+++ DATA IN THIS EXERCISE +++
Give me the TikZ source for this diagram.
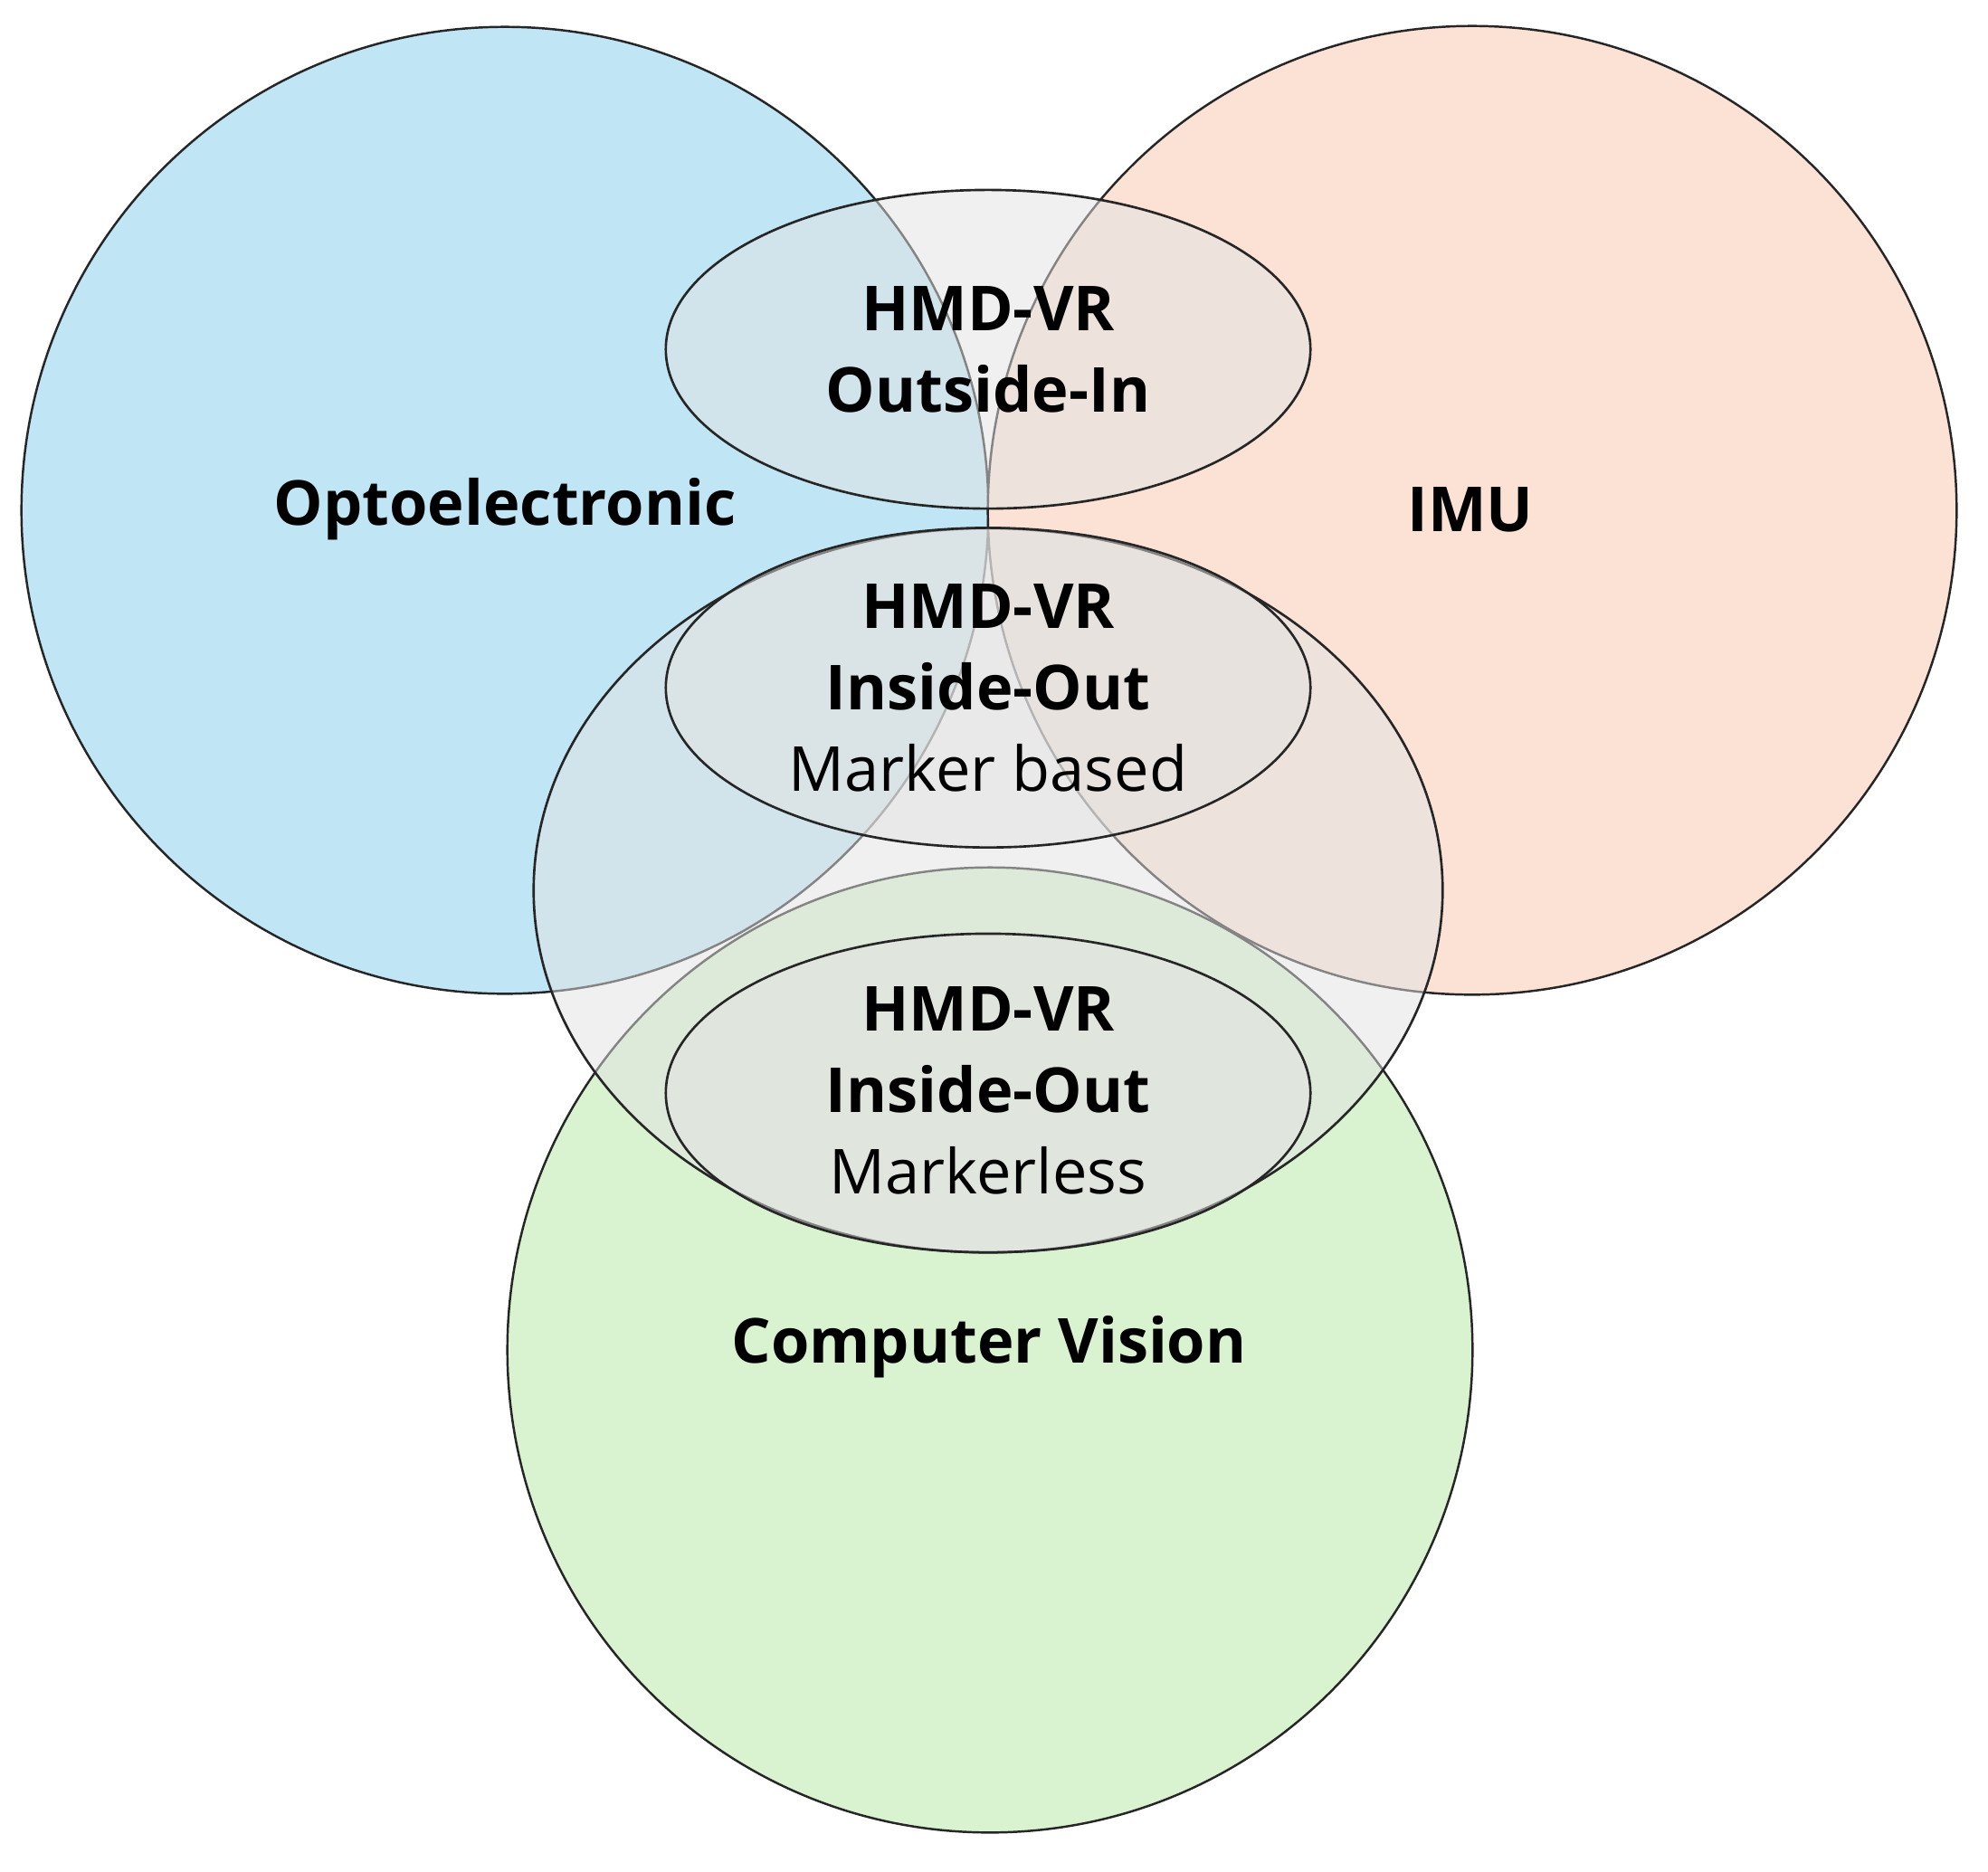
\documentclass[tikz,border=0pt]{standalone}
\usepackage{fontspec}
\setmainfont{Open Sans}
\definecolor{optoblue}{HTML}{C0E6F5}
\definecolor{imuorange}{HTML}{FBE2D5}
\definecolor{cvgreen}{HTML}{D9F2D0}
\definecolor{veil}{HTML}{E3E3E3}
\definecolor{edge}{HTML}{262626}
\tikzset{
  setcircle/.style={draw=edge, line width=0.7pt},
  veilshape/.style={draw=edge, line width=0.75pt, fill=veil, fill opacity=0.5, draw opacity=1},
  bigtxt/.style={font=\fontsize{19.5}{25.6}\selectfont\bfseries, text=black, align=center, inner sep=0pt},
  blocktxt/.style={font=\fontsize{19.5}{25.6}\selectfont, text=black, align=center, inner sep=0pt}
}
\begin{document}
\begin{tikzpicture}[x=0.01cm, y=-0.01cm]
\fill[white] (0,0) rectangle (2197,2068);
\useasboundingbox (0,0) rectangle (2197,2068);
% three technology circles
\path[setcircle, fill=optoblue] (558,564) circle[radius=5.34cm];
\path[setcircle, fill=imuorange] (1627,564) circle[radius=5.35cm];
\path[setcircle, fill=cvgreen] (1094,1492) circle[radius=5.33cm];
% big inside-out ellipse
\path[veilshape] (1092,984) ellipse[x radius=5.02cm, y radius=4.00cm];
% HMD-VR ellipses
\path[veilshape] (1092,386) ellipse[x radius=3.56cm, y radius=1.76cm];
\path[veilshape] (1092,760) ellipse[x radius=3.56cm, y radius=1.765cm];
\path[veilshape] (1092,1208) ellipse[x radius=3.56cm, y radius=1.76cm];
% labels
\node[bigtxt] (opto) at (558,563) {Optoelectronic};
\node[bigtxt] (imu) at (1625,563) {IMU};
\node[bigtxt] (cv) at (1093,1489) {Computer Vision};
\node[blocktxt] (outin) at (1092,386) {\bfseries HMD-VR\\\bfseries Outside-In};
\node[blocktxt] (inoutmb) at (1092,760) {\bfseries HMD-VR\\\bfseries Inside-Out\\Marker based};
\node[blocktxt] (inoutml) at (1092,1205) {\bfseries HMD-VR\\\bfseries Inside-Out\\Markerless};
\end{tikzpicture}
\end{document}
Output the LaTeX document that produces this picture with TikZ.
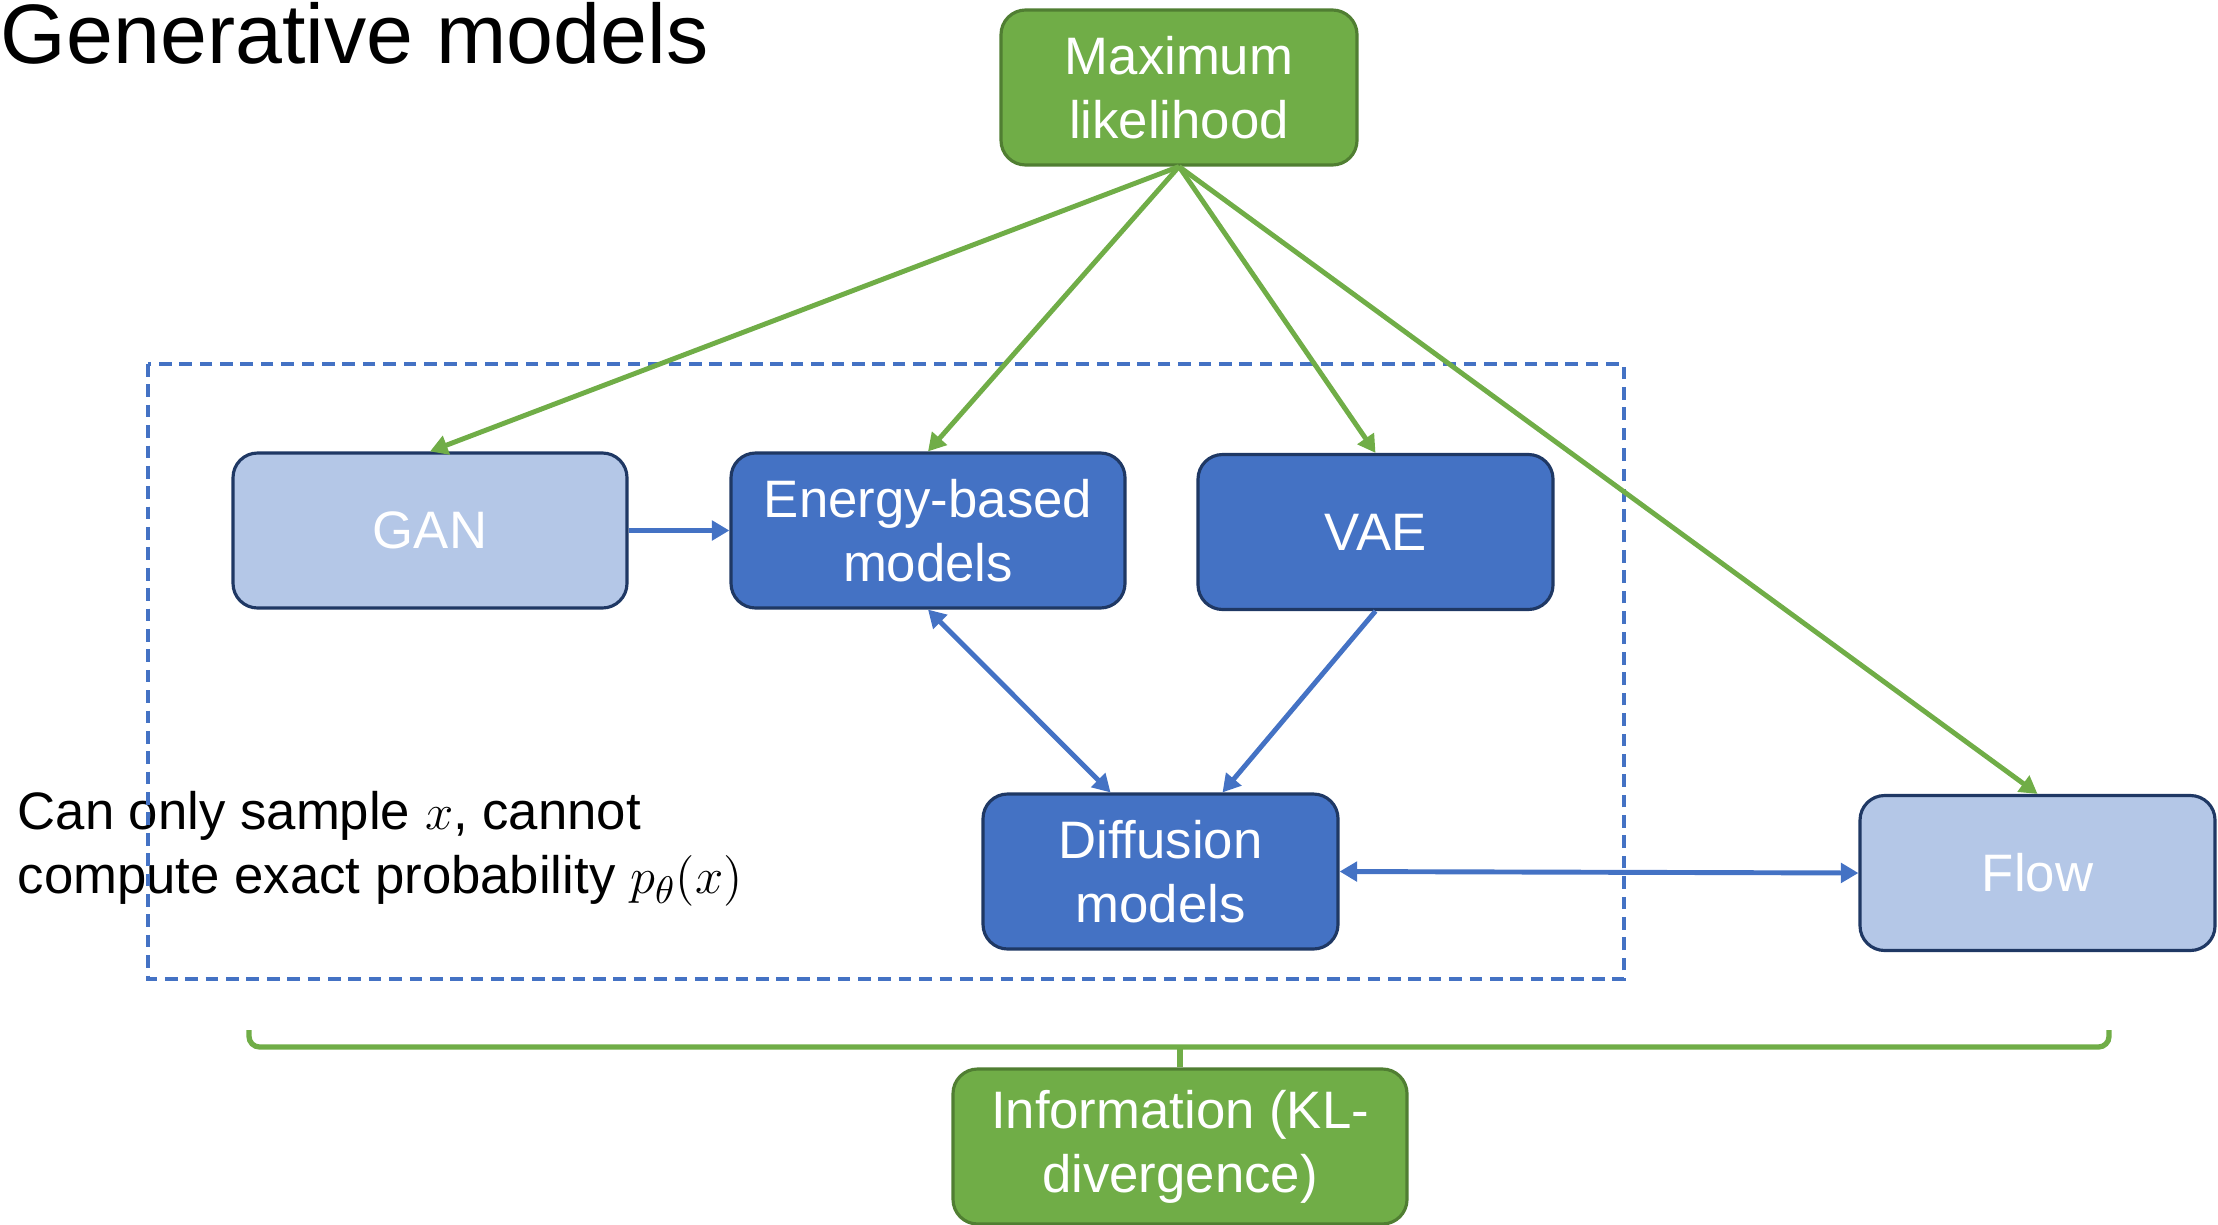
+++
Skipping the pictures, transcribe each line above exactly as it appears.

**EXERCISE OUTPUT:**
Give me the TikZ source for this diagram.
\documentclass[tikz,border=0pt]{standalone}
\usepackage{fontspec}
\setmainfont{Open Sans}
\definecolor{optoblue}{HTML}{C0E6F5}
\definecolor{imuorange}{HTML}{FBE2D5}
\definecolor{cvgreen}{HTML}{D9F2D0}
\definecolor{veil}{HTML}{E3E3E3}
\definecolor{edge}{HTML}{262626}
\tikzset{
  setcircle/.style={draw=edge, line width=0.7pt},
  veilshape/.style={draw=edge, line width=0.75pt, fill=veil, fill opacity=0.5, draw opacity=1},
  bigtxt/.style={font=\fontsize{19.5}{25.6}\selectfont\bfseries, text=black, align=center, inner sep=0pt},
  blocktxt/.style={font=\fontsize{19.5}{25.6}\selectfont, text=black, align=center, inner sep=0pt}
}
\begin{document}
\begin{tikzpicture}[x=0.01cm, y=-0.01cm]
\fill[white] (0,0) rectangle (2197,2068);
\useasboundingbox (0,0) rectangle (2197,2068);
% three technology circles
\path[setcircle, fill=optoblue] (558,564) circle[radius=5.34cm];
\path[setcircle, fill=imuorange] (1627,564) circle[radius=5.35cm];
\path[setcircle, fill=cvgreen] (1094,1492) circle[radius=5.33cm];
% big inside-out ellipse
\path[veilshape] (1092,984) ellipse[x radius=5.02cm, y radius=4.00cm];
% HMD-VR ellipses
\path[veilshape] (1092,386) ellipse[x radius=3.56cm, y radius=1.76cm];
\path[veilshape] (1092,760) ellipse[x radius=3.56cm, y radius=1.765cm];
\path[veilshape] (1092,1208) ellipse[x radius=3.56cm, y radius=1.76cm];
% labels
\node[bigtxt] (opto) at (558,563) {Optoelectronic};
\node[bigtxt] (imu) at (1625,563) {IMU};
\node[bigtxt] (cv) at (1093,1489) {Computer Vision};
\node[blocktxt] (outin) at (1092,386) {\bfseries HMD-VR\\\bfseries Outside-In};
\node[blocktxt] (inoutmb) at (1092,760) {\bfseries HMD-VR\\\bfseries Inside-Out\\Marker based};
\node[blocktxt] (inoutml) at (1092,1205) {\bfseries HMD-VR\\\bfseries Inside-Out\\Markerless};
\end{tikzpicture}
\end{document}
Output the LaTeX document that produces this picture with TikZ.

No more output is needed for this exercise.